E.g. for a structure of size 2 bytes, CompCert and Diab will return the 2 data bytes in the high half of register r3. The low half of r3 and register r4 have an undefined values. In contrast to this GCC, returns the 2 data bytes in the low half of r3.
Structs and unions with a size larger than 8 bytes are returned by reference i.e., the result is written to a memory area allocated by the caller and provided to the function as additional first parameter.
On AArch64, PowerPC, RISC-V and x86, CompCert maps the long double type to 64-bit FP numbers, while the x86 ABIs mandate 80-bit FP numbers and the AArch64 AAPCS, the PowerPC EABI, and the RISC-V ABI mandates 128-bit FP numbers. This causes ABI incompatibilities for the layout of structs having fields of type long double.
On ARM with the “hard floating-point” variant of EABI, an incompatibility occurs when values of struct types are passed as function arguments or results, in the case where these values are composed of 1 to 4 floating-point numbers. The hard floating-point EABI uses 1 to 4 VFD registers to pass these structs as function arguments or return values, while CompCert uses integer registers or memory locations as in the default “soft floating-point” EABI.
On ARM with the “soft floating-point” variant of EABI, an incompatibility occurs when composite values are passed via register pairs. The procedure call standard states that double word sized function arguments are passed in the consecutive registers r0 and r1 or r2 and r3. CompCert may use other register pairs, like e.g. r1 and r2.
On x86 in 64-bit mode, CompCert currently passes arguments of struct and union types in a completely different way than that specified by the x86-64 ABI.
On AArch64 and RISC-V, CompCert currently passes arguments of struct and union types in a different way than that specified by the standard ABI.

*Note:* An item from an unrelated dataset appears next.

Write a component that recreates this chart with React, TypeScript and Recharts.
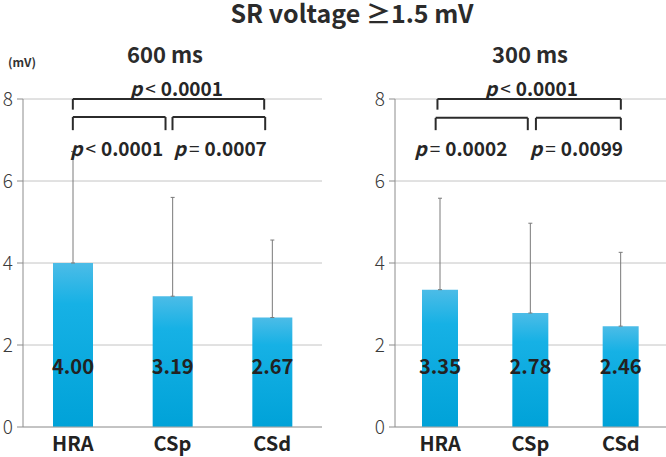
import {
  BarChart,
  Bar,
  XAxis,
  YAxis,
  CartesianGrid,
  ErrorBar,
  LabelList,
  ReferenceLine,
  ReferenceDot,
} from 'recharts';

const FONT = '"Noto Sans CJK JP", "Noto Sans", sans-serif';

const categories = ['HRA', 'CSp', 'CSd'];
const catPositions = [0, 1, 2];
const yTicks = [0, 2, 4, 6, 8];

const means600 = [4.0, 3.19, 2.67];
const sd600 = [2.72, 2.41, 1.89];
const means300 = [3.35, 2.78, 2.46];
const sd300 = [2.23, 2.19, 1.8];

// brackets: x range in category units, y of top bar and of the feet
const brackets600 = [
  { from: 0, to: 1.92, top: 8, foot: 7.74 },
  { from: 0, to: 0.93, top: 7.56, foot: 7.24 },
  { from: 1.0, to: 1.93, top: 7.56, foot: 7.24 },
];
const brackets300 = [
  { from: -0.03, to: 2.0, top: 8, foot: 7.74 },
  { from: -0.05, to: 0.97, top: 7.54, foot: 7.24 },
  { from: 1.06, to: 2.0, top: 7.54, foot: 7.24 },
];

const pLabels600 = [
  { x: 1.04, y: 8.29, op: '<', val: '0.0001' },
  { x: 0.44, y: 6.84, op: '<', val: '0.0001' },
  { x: 1.48, y: 6.84, op: '=', val: '0.0007' },
];
const pLabels300 = [
  { x: 1.01, y: 8.29, op: '<', val: '0.0001' },
  { x: 0.23, y: 6.84, op: '=', val: '0.0002' },
  { x: 1.51, y: 6.84, op: '=', val: '0.0099' },
];

type Bracket = { from: number; to: number; top: number; foot: number };
type PLabel = { x: number; y: number; op: string; val: string };

function PText(props: any) {
  const { viewBox, op, val } = props;
  const cx = viewBox.x + (viewBox.width || 0) / 2;
  const cy = viewBox.y + (viewBox.height || 0) / 2;
  return (
    <text
      x={cx}
      y={cy}
      textAnchor="middle"
      dominantBaseline="central"
      fontFamily={FONT}
      fontSize={19}
      fontWeight={700}
      fill="#262626"
    >
      <tspan fontStyle="italic">p</tspan>
      <tspan dx={3} fontWeight={400}>{op}</tspan>
      <tspan dx={5}>{val}</tspan>
    </text>
  );
}

function ValueLabel(props: any) {
  const { x, y, width, height, value } = props;
  return (
    <text
      x={x + width / 2}
      y={y + height - 62}
      textAnchor="middle"
      dominantBaseline="central"
      fontFamily={FONT}
      fontSize={20}
      fontWeight={700}
      fill="#222"
    >
      {Number(value).toFixed(2)}
    </text>
  );
}

function Panel({
  id,
  means,
  sds,
  brackets,
  pLabels,
  width,
  yAxisWidth,
  rightMargin,
  barSize,
}: {
  id: string;
  means: number[];
  sds: number[];
  brackets: Bracket[];
  pLabels: PLabel[];
  width: number;
  yAxisWidth: number;
  rightMargin: number;
  barSize: number;
}) {
  const data = categories.map((name, i) => ({
    name,
    pos: catPositions[i],
    mean: means[i],
    err: [0, sds[i]],
  }));
  const line = { stroke: '#2b2b2b', strokeWidth: 2, ifOverflow: 'visible' as const };

  return (
    <BarChart
      width={width}
      height={457}
      data={data}
      margin={{ top: 99, right: rightMargin, bottom: 0, left: 0 }}
    >
      <defs>
        <linearGradient id={`grad-${id}`} x1="0" y1="0" x2="0" y2="1">
          <stop offset="0%" stopColor="#4cbce7" />
          <stop offset="25%" stopColor="#16b1e5" />
          <stop offset="100%" stopColor="#00a2d8" />
        </linearGradient>
      </defs>
      <CartesianGrid vertical={false} stroke="#c4c4c4" />
      <XAxis
        dataKey="pos"
        type="number"
        domain={[-0.5, 2.5]}
        ticks={catPositions}
        tickFormatter={(v: number) => categories[v]}
        axisLine={{ stroke: '#a6a6a6' }}
        tickLine={false}
        tickSize={0}
        tickMargin={10}
        height={30}
        tick={{ fill: '#222', fontSize: 20, fontWeight: 700, fontFamily: FONT }}
      />
      <YAxis
        type="number"
        domain={[0, 8]}
        ticks={yTicks}
        width={yAxisWidth}
        axisLine={{ stroke: '#8c8c8c' }}
        tickLine={{ stroke: '#8c8c8c' }}
        tickSize={6}
        tickMargin={4}
        tick={{ fill: '#3a3a3a', fontSize: 19, fontWeight: 300, fontFamily: FONT }}
      />
      <Bar dataKey="mean" fill={`url(#grad-${id})`} barSize={barSize} isAnimationActive={false}>
        <ErrorBar dataKey="err" direction="y" width={2} stroke="#7a7a7a" strokeWidth={1} />
        <LabelList dataKey="mean" content={<ValueLabel />} />
      </Bar>
      {brackets.map((b, i) => [
        <ReferenceLine
          key={`h${i}`}
          segment={[
            { x: b.from, y: b.top },
            { x: b.to, y: b.top },
          ]}
          {...line}
        />,
        <ReferenceLine
          key={`l${i}`}
          segment={[
            { x: b.from, y: b.top },
            { x: b.from, y: b.foot },
          ]}
          {...line}
        />,
        <ReferenceLine
          key={`r${i}`}
          segment={[
            { x: b.to, y: b.top },
            { x: b.to, y: b.foot },
          ]}
          {...line}
        />,
      ])}
      {pLabels.map((p, i) => (
        <ReferenceDot
          key={`p${i}`}
          x={p.x}
          y={p.y}
          r={0}
          stroke="none"
          fill="none"
          ifOverflow="visible"
          label={<PText op={p.op} val={p.val} />}
        />
      ))}
    </BarChart>
  );
}

export default function App() {
  return (
    <div
      style={{
        position: 'absolute',
        left: 0,
        top: 0,
        width: 666,
        height: 457,
        background: '#fff',
        fontFamily: FONT,
        overflow: 'hidden',
      }}
    >
      <svg width={666} height={457} style={{ position: 'absolute', left: 0, top: 0 }}>
        <text x={352} y={23} textAnchor="middle" fontFamily={FONT} fontSize={25} fontWeight={700} fill="#2b2b2b">
          SR voltage ≥1.5 mV
        </text>
        <text x={165} y={63} textAnchor="middle" fontFamily={FONT} fontSize={22} fontWeight={700} fill="#2b2b2b">
          600 ms
        </text>
        <text x={530} y={63} textAnchor="middle" fontFamily={FONT} fontSize={22} fontWeight={700} fill="#2b2b2b">
          300 ms
        </text>
        <text x={8} y={67} fontFamily={FONT} fontSize={12} fontWeight={700} fill="#333">
          (mV)
        </text>
      </svg>
      <div style={{ position: 'absolute', left: 0, top: 0 }}>
        <Panel
          id="600"
          means={means600}
          sds={sd600}
          brackets={brackets600}
          pLabels={pLabels600}
          width={340}
          yAxisWidth={23}
          rightMargin={18}
          barSize={40}
        />
      </div>
      <div style={{ position: 'absolute', left: 340, top: 0 }}>
        <Panel
          id="300"
          means={means300}
          sds={sd300}
          brackets={brackets300}
          pLabels={pLabels300}
          width={326}
          yAxisWidth={55}
          rightMargin={0}
          barSize={36}
        />
      </div>
    </div>
  );
}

The layout of fields in struct types follows the ELF ABI specifications. Regular fields are laid out consecutively at byte offsets that are multiple of their alignments. A bit field of type T is placed in a storage unit of size sizeof(T) and alignment alignof(T). This storage unit can overlap with the storage unit of the previous bit field or regular field if there is room.

In accordance with the ELF ABI specifications, the alignment of a struct or union type is the greatest of the alignments of its members, excluding unnamed bit fields. This introduces a small incompatibility with the AAPCS and AAPCS64 ABIs for ARM and AArch64, where unnamed bit fields are also taken into account for alignment determination.

Further exceptions

On AArch64, CompCert does not maintain a chain of stack frames and instead treats the frame pointer register X29 as a general-purpose callee-saved register. On macOS, this behaviour is in conflict with the platform ABI.